Al acabar la novela se tiene la sensación de que todos los temas de nuestro tiempo están ahí. Las trifulcas políticas y la confrontación. A abuelos comunistas les suceden nietos que se tatúan la esvástica. A padres santurrones les nacen hijos que no pisan la iglesia y que se niegan a bautizar a sus hijos. Los padres, laboralmente exitosos, son incapaces de educar a sus hijos. A veces se tiene la sensación de que Aramburu, buen oyente, buen lector, ha escuchado las noticias o ha leído los periódicos y todo ello le ha servido de humus de donde ha surgido una contundente novela sobre nuestra historia más reciente. La vida va por ahí repartiendo maltratos, mobbing escolar, ideologías, fracasos amorosos, okupas, familias rotas, borracheras y desequilibrios mentales varios. El “futuro suicida” describe sin tapujos y sin piedad a sus congéneres, empezando por su padre, su mujer, su hijo, su exnovia o su mejor amigo (al que durante toda la novela le nombra con un apodo insultante) y sobre todo a sí mismo. Pero también es capaz de quitar hierro a las situaciones calamitosas y, como cualquier indiferente, ver el lado jocoso y cómico de la existencia. Por ello, a lo largo de la novela, el lector se identifica, bien con Amalia, bien con Toni, con Nikita, con Raulito, con Águeda, o con el amigo.

La novela, sobre todo, nos habla de un hombre vacío, cansado, hastiado, frustrado. Un hombre al que la vida le ha decepcionado totalmente: desde sus padres, sus compañeros de trabajo en un instituto, hasta su papel como padre o como marido, sus relaciones sexuales, o la filosofía que enseña. La compañía de sus congéneres saca de quicio a Toni, aunque, al mismo tiempo, no puede pasar un día sin buscar un vino compartido con su amigo o acostumbrarse a la dulce verborrea de su bondadosa ex novia.

La perra Pepa es la única referencia a la ternura y a la compañía que todo ser humano reclama y exige como una súplica desesperada. Y también este punto refleja, con toda su fuerza poética o su sociología demoledora, nuestro mundo, donde tantos y tantos ciudadanos cuidan más y mejor a sus mascotas que a sus padres. Donde tantos y tantos solitarios encuentran en la compañía de un chucho un poco de humanidad y de compañía, que no pueden o no saben hallar en el trato con su propia familia, con sus amigos o compañeros. Ese ‘amor’ a los animales en un tiempo de ‘desamor’ a los propios humanos no es uno de los temas menores de este libro.

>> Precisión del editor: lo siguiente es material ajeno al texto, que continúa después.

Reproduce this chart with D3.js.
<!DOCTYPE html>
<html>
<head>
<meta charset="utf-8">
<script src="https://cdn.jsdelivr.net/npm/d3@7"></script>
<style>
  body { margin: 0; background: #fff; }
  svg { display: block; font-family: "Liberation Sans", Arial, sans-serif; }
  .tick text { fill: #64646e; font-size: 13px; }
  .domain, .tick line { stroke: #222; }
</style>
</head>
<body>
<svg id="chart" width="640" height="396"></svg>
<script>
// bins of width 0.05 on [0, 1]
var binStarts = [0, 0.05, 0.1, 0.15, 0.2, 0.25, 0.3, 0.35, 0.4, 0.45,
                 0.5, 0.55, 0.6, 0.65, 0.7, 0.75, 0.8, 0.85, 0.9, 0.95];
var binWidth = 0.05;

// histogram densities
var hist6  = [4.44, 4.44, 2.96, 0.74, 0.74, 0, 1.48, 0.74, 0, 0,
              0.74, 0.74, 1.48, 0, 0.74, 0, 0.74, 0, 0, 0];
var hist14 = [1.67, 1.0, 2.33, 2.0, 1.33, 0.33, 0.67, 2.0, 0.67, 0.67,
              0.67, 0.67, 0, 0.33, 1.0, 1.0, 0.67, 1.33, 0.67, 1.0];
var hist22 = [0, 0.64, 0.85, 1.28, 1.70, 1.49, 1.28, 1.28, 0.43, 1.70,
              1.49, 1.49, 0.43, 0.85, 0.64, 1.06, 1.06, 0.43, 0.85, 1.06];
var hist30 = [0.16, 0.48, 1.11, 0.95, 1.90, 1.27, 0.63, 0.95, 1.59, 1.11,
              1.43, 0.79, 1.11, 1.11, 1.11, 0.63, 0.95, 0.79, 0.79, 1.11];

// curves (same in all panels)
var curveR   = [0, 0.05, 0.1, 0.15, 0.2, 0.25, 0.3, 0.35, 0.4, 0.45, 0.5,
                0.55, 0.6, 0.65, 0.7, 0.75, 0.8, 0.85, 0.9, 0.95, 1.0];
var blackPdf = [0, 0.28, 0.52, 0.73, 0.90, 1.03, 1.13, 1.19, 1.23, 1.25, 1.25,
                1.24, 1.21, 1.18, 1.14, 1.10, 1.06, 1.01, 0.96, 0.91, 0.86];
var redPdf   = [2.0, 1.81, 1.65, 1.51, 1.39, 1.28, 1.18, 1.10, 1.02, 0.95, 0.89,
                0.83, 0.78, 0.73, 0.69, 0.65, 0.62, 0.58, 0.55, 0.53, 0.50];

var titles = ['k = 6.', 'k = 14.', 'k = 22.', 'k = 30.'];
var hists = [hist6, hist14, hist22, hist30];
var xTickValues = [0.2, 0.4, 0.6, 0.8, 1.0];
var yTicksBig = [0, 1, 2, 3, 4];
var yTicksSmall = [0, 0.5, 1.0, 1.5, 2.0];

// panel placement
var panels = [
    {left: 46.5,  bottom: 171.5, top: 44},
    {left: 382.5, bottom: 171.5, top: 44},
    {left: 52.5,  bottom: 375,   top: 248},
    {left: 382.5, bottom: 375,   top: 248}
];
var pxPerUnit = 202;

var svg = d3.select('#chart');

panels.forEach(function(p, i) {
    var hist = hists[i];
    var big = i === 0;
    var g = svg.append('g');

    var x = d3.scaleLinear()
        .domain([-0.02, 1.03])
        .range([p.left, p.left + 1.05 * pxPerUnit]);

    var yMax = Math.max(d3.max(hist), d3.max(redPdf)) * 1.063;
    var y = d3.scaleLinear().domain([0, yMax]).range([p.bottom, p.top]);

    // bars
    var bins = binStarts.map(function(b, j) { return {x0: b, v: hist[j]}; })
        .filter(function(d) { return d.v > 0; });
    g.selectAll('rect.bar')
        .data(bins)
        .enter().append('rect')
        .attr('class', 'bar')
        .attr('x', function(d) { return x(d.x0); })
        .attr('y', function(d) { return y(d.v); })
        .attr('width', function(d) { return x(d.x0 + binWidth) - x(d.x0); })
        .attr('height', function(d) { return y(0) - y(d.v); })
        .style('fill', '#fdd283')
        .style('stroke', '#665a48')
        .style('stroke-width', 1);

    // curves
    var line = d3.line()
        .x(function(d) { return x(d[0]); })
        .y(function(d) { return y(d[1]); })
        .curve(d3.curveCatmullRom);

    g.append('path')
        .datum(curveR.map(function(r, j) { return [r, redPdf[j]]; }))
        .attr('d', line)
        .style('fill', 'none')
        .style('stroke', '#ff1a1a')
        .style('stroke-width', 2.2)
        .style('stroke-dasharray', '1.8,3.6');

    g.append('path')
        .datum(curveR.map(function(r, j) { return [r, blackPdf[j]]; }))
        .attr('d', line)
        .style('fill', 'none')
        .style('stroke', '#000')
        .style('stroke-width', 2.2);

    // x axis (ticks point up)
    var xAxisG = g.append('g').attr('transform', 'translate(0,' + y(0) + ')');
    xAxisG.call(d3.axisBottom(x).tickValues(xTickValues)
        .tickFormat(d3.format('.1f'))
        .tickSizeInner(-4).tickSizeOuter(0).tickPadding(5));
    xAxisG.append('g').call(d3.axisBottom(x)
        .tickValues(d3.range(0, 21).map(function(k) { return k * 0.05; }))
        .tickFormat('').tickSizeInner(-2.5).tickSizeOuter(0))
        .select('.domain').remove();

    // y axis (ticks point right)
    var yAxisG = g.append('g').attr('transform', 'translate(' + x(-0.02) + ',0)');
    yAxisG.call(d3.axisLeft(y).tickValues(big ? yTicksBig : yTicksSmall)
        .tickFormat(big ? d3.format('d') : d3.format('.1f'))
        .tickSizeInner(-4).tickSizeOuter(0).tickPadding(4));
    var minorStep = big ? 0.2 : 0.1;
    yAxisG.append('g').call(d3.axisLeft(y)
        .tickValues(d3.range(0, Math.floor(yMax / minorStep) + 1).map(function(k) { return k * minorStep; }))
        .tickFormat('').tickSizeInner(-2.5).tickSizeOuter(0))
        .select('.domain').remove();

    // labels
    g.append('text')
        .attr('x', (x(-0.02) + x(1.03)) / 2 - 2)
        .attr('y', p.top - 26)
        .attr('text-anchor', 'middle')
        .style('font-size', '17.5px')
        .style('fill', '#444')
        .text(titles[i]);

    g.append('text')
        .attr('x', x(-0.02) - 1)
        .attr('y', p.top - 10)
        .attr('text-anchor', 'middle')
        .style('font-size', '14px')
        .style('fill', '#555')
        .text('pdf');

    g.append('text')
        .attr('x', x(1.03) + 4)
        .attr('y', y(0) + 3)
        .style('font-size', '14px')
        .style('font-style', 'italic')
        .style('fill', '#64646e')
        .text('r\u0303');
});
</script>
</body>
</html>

No contaré nada más, pero así son las primeras líneas correspondientes al 1 de agosto de 2018: “Llega un día en que uno, por muy torpe que sea, empieza a comprender ciertas cosas. A mí me ocurrió mediada la adolescencia, quizá un poco más tarde, pues fui un muchacho de desarrollo lento…”

Los vencejos no paran de volar. Comen, copulan e incluso duermen durante el vuelo. Y solo se posan cuando entran o salen del nido donde incuban y alimentan a sus crías. Pasan los inviernos en África y los veranos en Europa. Pueden parecer aves corrientes, vulgares, pero tienen una característica única: no paran de volar. Los vencejos son para el escritor una imagen poética para acompañar al ser humano en tiempos de hastío, desazón, aburrimiento  y sinsentido.